Review | Turok: Dinosaur Hunter (2015)

In 1997, Acclaim published a game for the Nintendo 64 and PC: a game called, Turok by Iguana Entertainment. It was a first person shooter based on the comic book of the same name. Set in a world with roaming dinosaurs, creatures, and evil tribesmen. Your character, Turok, is tasked with the simple job of stopping the world falling into the hands of evil. Evil that have, in their power, a weapon that’s as ancient as themselves. Pretty vague blurb eh?

Despite that Turok was a ground-breaking game, taking the player from corridor shooters such as, DOOM, and throwing them into a vastly more open world. It set a standard which made the series a household name, and changed the way level design worked for years to come.

In 2015, Night Dive Studios released a remaster. Unlike what normally comes to mind when you think of remasters, Night Dive’s work was more of a service, than bodywork. There was no super high rez textures, anti-alias tinkering, or insertion of HDR  sun-rays peering through tree tops. Oh no, this keeps its roots pure, it celebrates the graphical style and standards that the original carried back in the 90’s and, it even kept the controls as simple as the original.

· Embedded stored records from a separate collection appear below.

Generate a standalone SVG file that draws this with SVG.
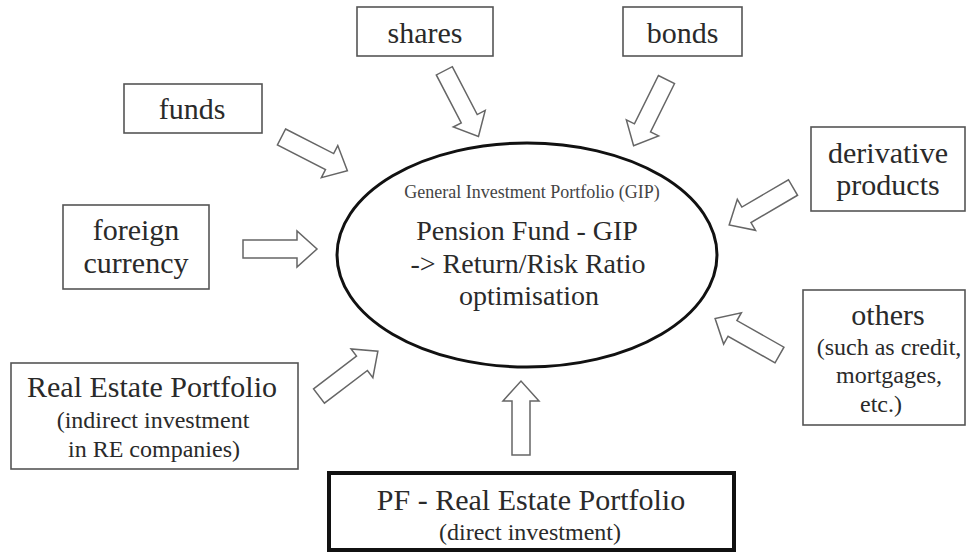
<svg xmlns="http://www.w3.org/2000/svg" xmlns:xlink="http://www.w3.org/1999/xlink" width="966" height="553" viewBox="0 0 966 553">
  <style>
    .box { fill: #ffffff; stroke: #555555; stroke-width: 1.6; }
    .box-main { fill: #ffffff; stroke: #111111; stroke-width: 4; }
    .hub { fill: #ffffff; stroke: #111111; stroke-width: 3; }
    .arrow { fill: #ffffff; stroke: #666666; stroke-width: 1.5; stroke-linejoin: miter; }
    .t { font-family: "Liberation Serif", "DejaVu Serif", "Noto Serif", "Times New Roman", Times, serif; fill: #2a2a2a; text-anchor: middle; }
    .lg { font-size: 30px; }
    .md { font-size: 28px; }
    .sm { font-size: 24px; }
    .xs { font-size: 18px; fill: #444444; }
  </style>
  <defs>
    <!-- hollow block arrow pointing along +x, tail at origin -->
    <path id="blockArrow" d="M0,-9 H54 V-18 L74,0 L54,18 V9 H0 Z"/>
  </defs>

  <!-- connectors -->
  <g id="connectors" class="arrow">
    <use xlink:href="#blockArrow" transform="translate(281.5,137) rotate(27.1)"/>
    <use xlink:href="#blockArrow" transform="translate(444.3,70.8) rotate(62.5)"/>
    <use xlink:href="#blockArrow" transform="translate(666.5,79.5) rotate(116.4)"/>
    <use xlink:href="#blockArrow" transform="translate(793,187.5) rotate(149.6)"/>
    <use xlink:href="#blockArrow" transform="translate(243,249) rotate(0)"/>
    <use xlink:href="#blockArrow" transform="translate(779.5,355) rotate(209.5)"/>
    <use xlink:href="#blockArrow" transform="translate(319,396) rotate(-37.3)"/>
    <use xlink:href="#blockArrow" transform="translate(521,455) rotate(-90)"/>
  </g>

  <g id="gip" class="t" font-family="Liberation Serif, serif">
    <ellipse class="hub" cx="527" cy="255" rx="190" ry="112"/>
    <text class="t xs" x="532" y="198">General Investment Portfolio (GIP)</text>
    <text class="t md" x="527" y="240">Pension Fund - GIP</text>
    <text class="t md" x="528" y="273">-&gt; Return/Risk Ratio</text>
    <text class="t md" x="529" y="305">optimisation</text>
  </g>

  <g id="shares">
    <rect class="box" x="357" y="7" width="136" height="49"/>
    <text class="t lg" x="425" y="43">shares</text>
  </g>

  <g id="bonds">
    <rect class="box" x="623" y="7" width="119" height="49"/>
    <text class="t lg" x="682.5" y="43">bonds</text>
  </g>

  <g id="funds">
    <rect class="box" x="124" y="84" width="138" height="49"/>
    <text class="t lg" x="192" y="119">funds</text>
  </g>

  <g id="foreign-currency">
    <rect class="box" x="63" y="205" width="146" height="84"/>
    <text class="t lg" x="136" y="240">foreign</text>
    <text class="t lg" x="136" y="273">currency</text>
  </g>

  <g id="derivative-products">
    <rect class="box" x="811" y="127" width="154" height="84"/>
    <text class="t lg" x="888" y="163">derivative</text>
    <text class="t lg" x="888" y="195">products</text>
  </g>

  <g id="others">
    <rect class="box" x="803" y="290" width="162" height="135"/>
    <text class="t lg" x="888" y="325">others</text>
    <text class="t sm" x="889" y="355">(such as credit,</text>
    <text class="t sm" x="889" y="383">mortgages,</text>
    <text class="t sm" x="881" y="412">etc.)</text>
  </g>

  <g id="real-estate-indirect">
    <rect class="box" x="11" y="363" width="287" height="106"/>
    <text class="t lg" x="152" y="397">Real Estate Portfolio</text>
    <text class="t sm" x="153" y="428">(indirect investment</text>
    <text class="t sm" x="154" y="457">in RE companies)</text>
  </g>

  <g id="real-estate-direct">
    <rect class="box-main" x="329" y="473" width="405" height="77"/>
    <text class="t lg" x="531" y="510">PF - Real Estate Portfolio</text>
    <text class="t sm" x="530" y="540">(direct investment)</text>
  </g>
</svg>
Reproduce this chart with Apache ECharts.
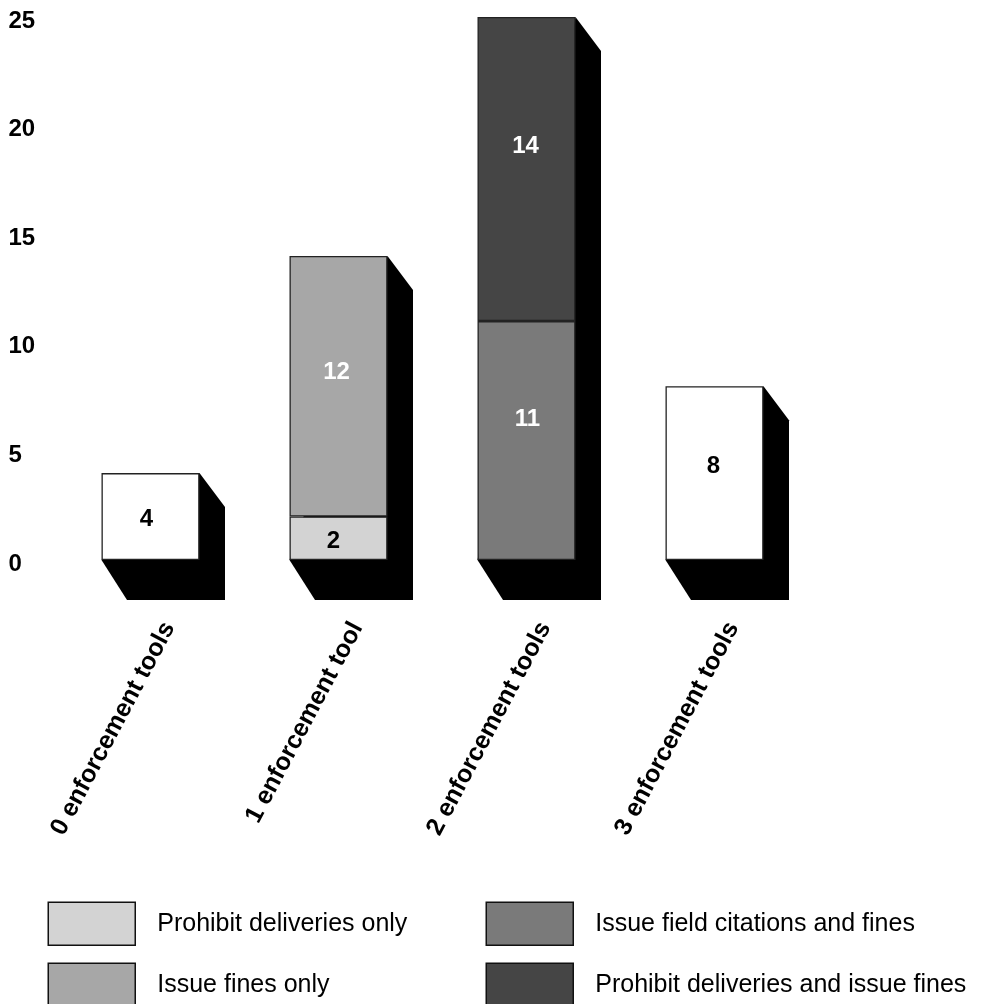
<!DOCTYPE html>
<html><head><meta charset="utf-8">
<style>html,body{margin:0;padding:0;background:#fff}#c{width:988px;height:1004px}</style>
<script src="https://cdn.jsdelivr.net/npm/echarts@6/dist/echarts.min.js"></script>
</head><body><div id="c"></div>
<script>
const categories = ['0 enforcement tools','1 enforcement tool','2 enforcement tools','3 enforcement tools'];
const noTools = [4,null,null,8];
const prohibitOnly = [null,2,null,null];
const finesOnly = [null,12,null,null];
const citations = [null,null,11,null];
const prohibitAndFines = [null,null,14,null];
const totals = [4,14,25,8];
const FONT = '"Liberation Sans", Arial, Helvetica, sans-serif';
const chart = echarts.init(document.getElementById('c'), null, {renderer:'canvas'});
function bar(name, data, color, labelColor, offsets){
  return {name, type:'bar', stack:'t', barWidth:98, z:3,
    data:data.map((v,i)=>v==null?null:{value:v,label:{offset:offsets[i]}}),
    itemStyle:{color, borderColor:'#222', borderWidth:1.3},
    label:{show:true, position:'inside', color:labelColor, fontFamily:FONT, fontWeight:'bold', fontSize:24}};
}
const legendItem = (left, top, name) => ({left, top, padding:0, orient:'vertical', itemWidth:87, itemHeight:43, icon:'rect',
  data:[name], itemStyle:{borderColor:'#111', borderWidth:1.5},
  textStyle:{fontFamily:FONT, fontSize:25, color:'#000', padding:[2,0,0,17]}});
chart.setOption({
  animation:false,
  backgroundColor:'#fff',
  grid:{left:56.5, width:752, top:17, height:543, containLabel:false},
  xAxis:{type:'category', data:categories, axisLine:{show:false}, axisTick:{show:false},
    axisLabel:{rotate:62, margin:54, interval:0, color:'#000', fontFamily:FONT, fontWeight:'bold', fontSize:25, verticalAlign:'top', lineHeight:42}},
  yAxis:{type:'value', min:0, max:25, interval:5, splitLine:{show:false}, axisLine:{show:false}, axisTick:{show:false},
    axisLabel:{align:'left', margin:48, color:'#000', fontFamily:FONT, fontWeight:'bold', fontSize:24, verticalAlign:'top', lineHeight:8}},
  legend:[
    legendItem(47.5, 901.5, 'Prohibit deliveries only'),
    legendItem(47.5, 962.5, 'Issue fines only'),
    legendItem(485.5, 901.5, 'Issue field citations and fines'),
    legendItem(485.5, 962.5, 'Prohibit deliveries and issue fines')
  ],
  series:[
    {type:'custom', name:'depth', z:1, silent:true, data:totals.map((v,i)=>[i,v]),
      renderItem:(params,api)=>{
        const top = api.coord([api.value(0),api.value(1)]);
        const base = api.coord([api.value(0),0]);
        const hw = 49, dx = 25.5, dy = 40;
        const l = top[0]-hw, r = top[0]+hw;
        return {type:'polygon', shape:{points:[[l,base[1]],[l+dx,base[1]+dy],[r+dx,base[1]+dy],[r+dx,top[1]+dy*0.85],[r,top[1]]]},
          style:{fill:'#000'}};
      }},
    bar('No tools', noTools, '#ffffff', '#000', [[-4,3],,,[-1,-7]]),
    bar('Prohibit deliveries only', prohibitOnly, '#d3d3d3', '#000', [,[-5,3]]),
    bar('Issue fines only', finesOnly, '#a7a7a7', '#fff', [,[-2,-14]]),
    bar('Issue field citations and fines', citations, '#7a7a7a', '#fff', [,,[1,-21]]),
    bar('Prohibit deliveries and issue fines', prohibitAndFines, '#454545', '#fff', [,,[-1,-23]])
  ]
});
</script></body></html>
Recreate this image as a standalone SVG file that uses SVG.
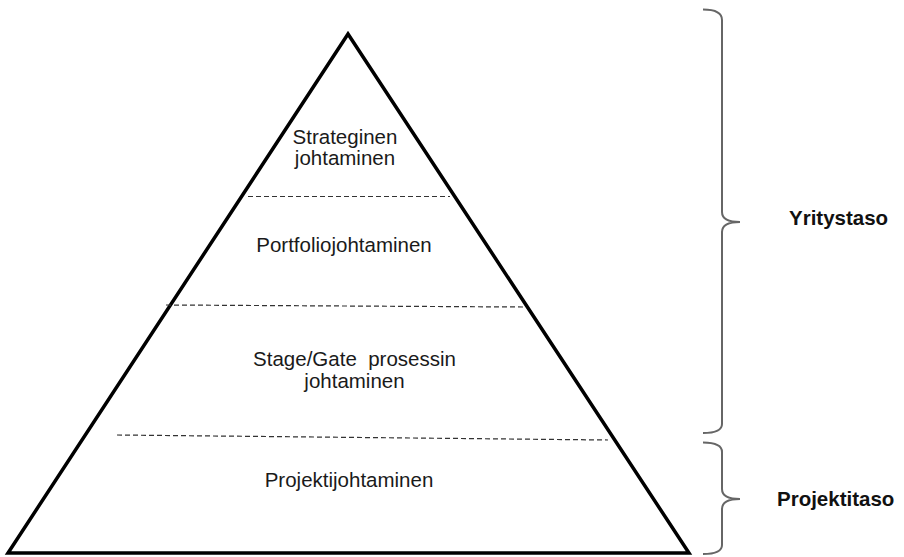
<svg xmlns="http://www.w3.org/2000/svg" width="904" height="557" viewBox="0 0 904 557">
<style>
.lbl{font-family:"Liberation Sans",Arial,sans-serif;font-size:20.5px;fill:#1a1a1a;text-anchor:middle}
.side{font-family:"Liberation Sans",Arial,sans-serif;font-size:20.5px;font-weight:bold;fill:#111}
.dash{stroke:#333;stroke-width:1.2;stroke-dasharray:5 3;fill:none}
.brace{stroke:#666;stroke-width:2;fill:none}
</style>
<rect width="904" height="557" fill="#fff"/>
<g id="pyramid">
<polygon points="348,34 8,553 689,553" fill="none" stroke="#000" stroke-width="3.5" stroke-linejoin="miter"/>
</g>
<g id="connectors">
<line class="dash" x1="248" y1="196.5" x2="450" y2="196.5"/>
<line class="dash" x1="166" y1="305" x2="523" y2="307"/>
<line class="dash" x1="117" y1="435" x2="608" y2="440"/>
<path class="brace" d="M703,9.5 Q722,9.5 722,20 L722,212 Q722,222 740,222 Q722,222 722,232 L722,424 Q722,433 703,433"/>
<path class="brace" d="M703,442.5 Q722,442.5 722,452 L722,489 Q722,499 740,499 Q722,499 722,509 L722,545 Q722,554 703,554"/>
</g>
<g id="strateginen">
<text class="lbl" x="345" y="144">Strateginen</text>
<text class="lbl" x="345" y="165">johtaminen</text>
</g>
<g id="portfolio">
<text class="lbl" x="344" y="252">Portfoliojohtaminen</text>
</g>
<g id="stagegate">
<text class="lbl" x="354.5" y="366" xml:space="preserve">Stage/Gate  prosessin</text>
<text class="lbl" x="354.5" y="388">johtaminen</text>
</g>
<g id="projekti">
<text class="lbl" x="349" y="487">Projektijohtaminen</text>
</g>
<g id="yritystaso">
<text class="side" x="789" y="225">Yritystaso</text>
</g>
<g id="projektitaso">
<text class="side" x="777" y="506">Projektitaso</text>
</g>
</svg>
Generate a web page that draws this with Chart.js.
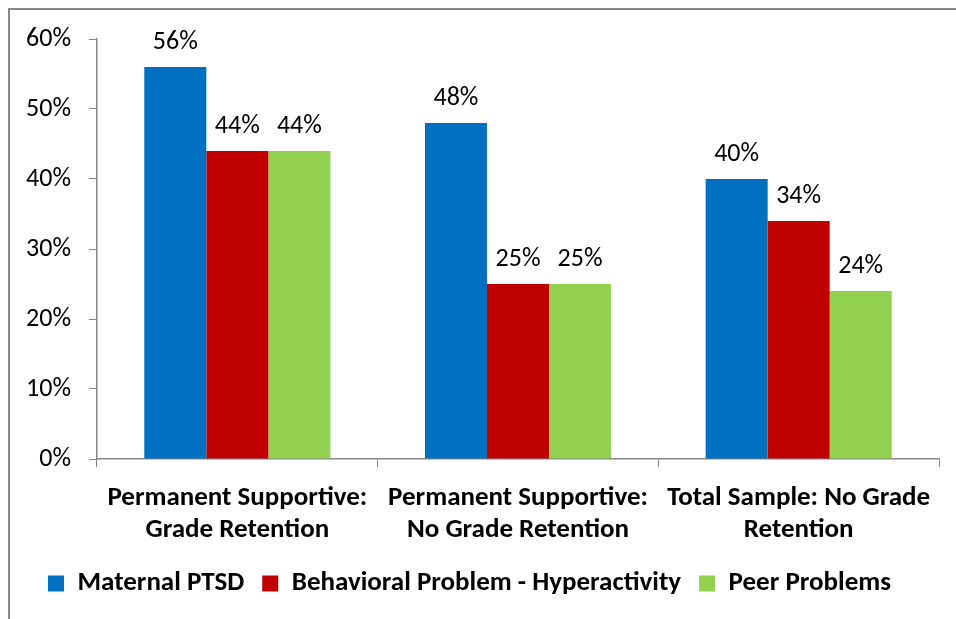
<!DOCTYPE html>
<html>
<head>
<meta charset="utf-8">
<script src="https://cdn.jsdelivr.net/npm/chart.js@4"></script>
<style>
  html, body { margin: 0; padding: 0; background: #fff; }
  #wrap { position: relative; width: 956px; height: 619px; overflow: hidden; }
  #frame { position: absolute; left: 8px; top: 8px; width: 1000px; height: 700px;
           border-left: 2px solid #888; border-top: 2px solid #888; pointer-events: none; }
</style>
</head>
<body>
<div id="wrap">
  <canvas id="myChart" width="956" height="619"></canvas>
  <div id="frame"></div>
</div>
<script>
const categories = [
  ["Permanent Supportive:", "Grade Retention"],
  ["Permanent Supportive:", "No Grade Retention"],
  ["Total Sample: No Grade", "Retention"]
];
const seriesNames = ["Maternal PTSD", "Behavioral Problem - Hyperactivity", "Peer Problems"];
const maternalPtsd = [0.56, 0.48, 0.40];
const hyperactivity = [0.44, 0.25, 0.34];
const peerProblems = [0.44, 0.25, 0.24];
const yTicks = [0, 0.1, 0.2, 0.3, 0.4, 0.5, 0.6];

const fontFamily = "Carlito, Lato, 'Open Sans', sans-serif";
const axisColor = "#868686";

// labels above each bar
const barLabels = {
  id: "barLabels",
  afterDatasetsDraw(chart) {
    const ctx = chart.ctx;
    ctx.save();
    ctx.font = "26px " + fontFamily;
    ctx.fillStyle = "#000";
    ctx.textAlign = "center";
    ctx.textBaseline = "middle";
    chart.data.datasets.forEach((ds, i) => {
      chart.getDatasetMeta(i).data.forEach((bar, j) => {
        ctx.fillText(Math.round(ds.data[j] * 100) + "%", bar.x, bar.y - 25);
      });
    });
    ctx.restore();
  }
};

var ctx = document.getElementById("myChart").getContext("2d");
var myChart = new Chart(ctx, {
  type: "bar",
  data: {
    labels: categories,
    datasets: [
      { label: seriesNames[0], data: maternalPtsd, backgroundColor: "#0070C0" },
      { label: seriesNames[1], data: hyperactivity, backgroundColor: "#C00000" },
      { label: seriesNames[2], data: peerProblems, backgroundColor: "#92D050" }
    ]
  },
  options: {
    responsive: false,
    animation: false,
    layout: { padding: { top: 39, right: 17, bottom: 12, left: 0 } },
    datasets: {
      bar: { categoryPercentage: 0.663, barPercentage: 1.0, borderWidth: 0 }
    },
    scales: {
      x: {
        afterFit(scale) { scale.height = 93; },
        grid: { drawOnChartArea: false, tickLength: 8, color: axisColor, offset: true },
        border: { color: axisColor, width: 1.5 },
        ticks: {
          color: "#000",
          font: { family: fontFamily, size: 27, weight: "bold", lineHeight: 1.18 },
          maxRotation: 0,
          autoSkip: false,
          padding: 15
        }
      },
      y: {
        min: 0,
        max: 0.6,
        afterFit(scale) { scale.width = 97; },
        afterBuildTicks(scale) { scale.ticks = yTicks.map(v => ({ value: v })); },
        grid: { drawOnChartArea: false, tickLength: 8, color: axisColor },
        border: { color: axisColor, width: 1.5 },
        ticks: {
          color: "#000",
          font: { family: fontFamily, size: 26 },
          padding: 18,
          callback: v => Math.round(v * 100) + "%"
        }
      }
    },
    plugins: {
      legend: {
        position: "bottom",
        labels: {
          boxWidth: 16,
          boxHeight: 16,
          padding: 18,
          color: "#000",
          font: { family: fontFamily, size: 27, weight: "bold" }
        }
      },
      tooltip: { enabled: false }
    }
  },
  plugins: [barLabels]
});
</script>
</body>
</html>
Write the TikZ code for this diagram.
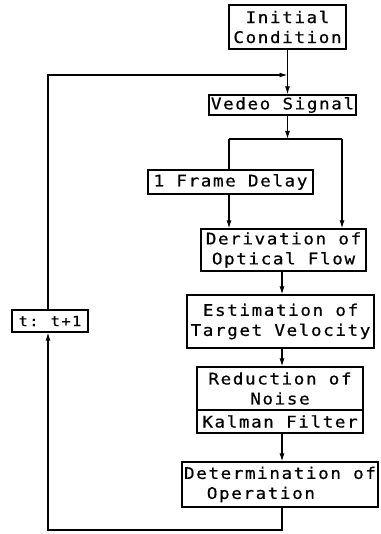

It looks like the exact same game, but with a resolution, and smoothing fix, it feels like I’m back in my living room on my N64 as a child. Element which would need tweaking as to accommodate the changes in screen resolutions have clearly been prioritised;the HUD looks smoother, sharper than it used too; the overall game brightness is tweaked, brighter, with more vivid colours than the game could manage on it’s initial outing; the frame rate is smoothed, balanced throughout. All this combined with the slightly tweaked textures also come together to keep the game fast, flowing, and as easy to pick up and play as before. which helps with the game’s fast paced shoot outs, and the textures look a touch more detailed giving the world a little more character.

I remember Turok on the N64 being creepy because the bad guys would come from the depths of the fog and startle me, it was tense and added a lingering fear that you truly didn’t know where the next enemy was coming from. The reasoning for the fog back then was due to the processing restrictions of the machines, and while it ultimately became a strength of the title, it’s something which wouldn’t have been a problem with modern machines. Interestingly Night Dive, while increasing the draw distance actually pushed back the fog (in both senses of the word) and the game comes with an extended dd. That said, if you do miss the older game’s tighter, more constricted view distance then the option is in the game to facilitate turning it back on.

Now, I’m not going to lie, I was clearly nodded towards the cheat code section in the menu. These days we tend to think of cheat codes as just that, level skip options, god mode, unlimited ammo. While those are core parts of the history of those sections, added as development tools in the earlier games – like debug menus and item rooms. Turok was from a different era… also, as I navigated to the cheat menu – I found it was bare.

I wasn’t given any codes. I stared vacantly at the screen, devoid. After a short while I gave in and headed to a popular search engine with a G in it, and hammered in a quick search.

A short moment later I’d found some codes for the original, ’97 release, and – mostly in jest – I keyed them in on the screen.

Those magic, iconic words of my youth appeared. Words which now seem so long ago, so distant…


Outstanding! And, now I have all the weapons in the game – what does this red one do? Oh yeah! Nuke gun! I remember that… Glad I turned on invincibility too!

It’s really a wonderful remaster of an old, fun, and important classic. Those who played the game when it launched, over fifteen years ago, will be revelling in this new version. However, as with any older title which is ‘serviced’ rather than entirely revised there’s always a chance of creating a collective of confused, younger gamers who don’t understand the relevance, or design, of older titles. That said, the current “Overwhelmingly Positive” review score on Steam would indicate that this audience possibly doesn’t exist, and with over 500 reviews at time of writing, it’s clear that this is not an isolated incident.

This version has been created as a remaster of a classic, but to me, it feels more personal than that. It feels like a heartfelt throwback to a that age, and time. The world thrives on retro-style things every day, or tries to remake something to fit into today’s society, yet when it comes to video games, everyone’s bleating on about the latest Call of Doody, Mass Reflect, and Poorout 4, and how huge they are and how graphically stunning they are. Not many people sit there and play the games which gave inspiration to those titles, the classics, the games that got us to where we are now. This remaster feels much more an homage to the title as a ‘port’ to modern systems. It’s been built to smooth off the edges, like when we remember back to those titles. I’m so happy to have it brought back to life.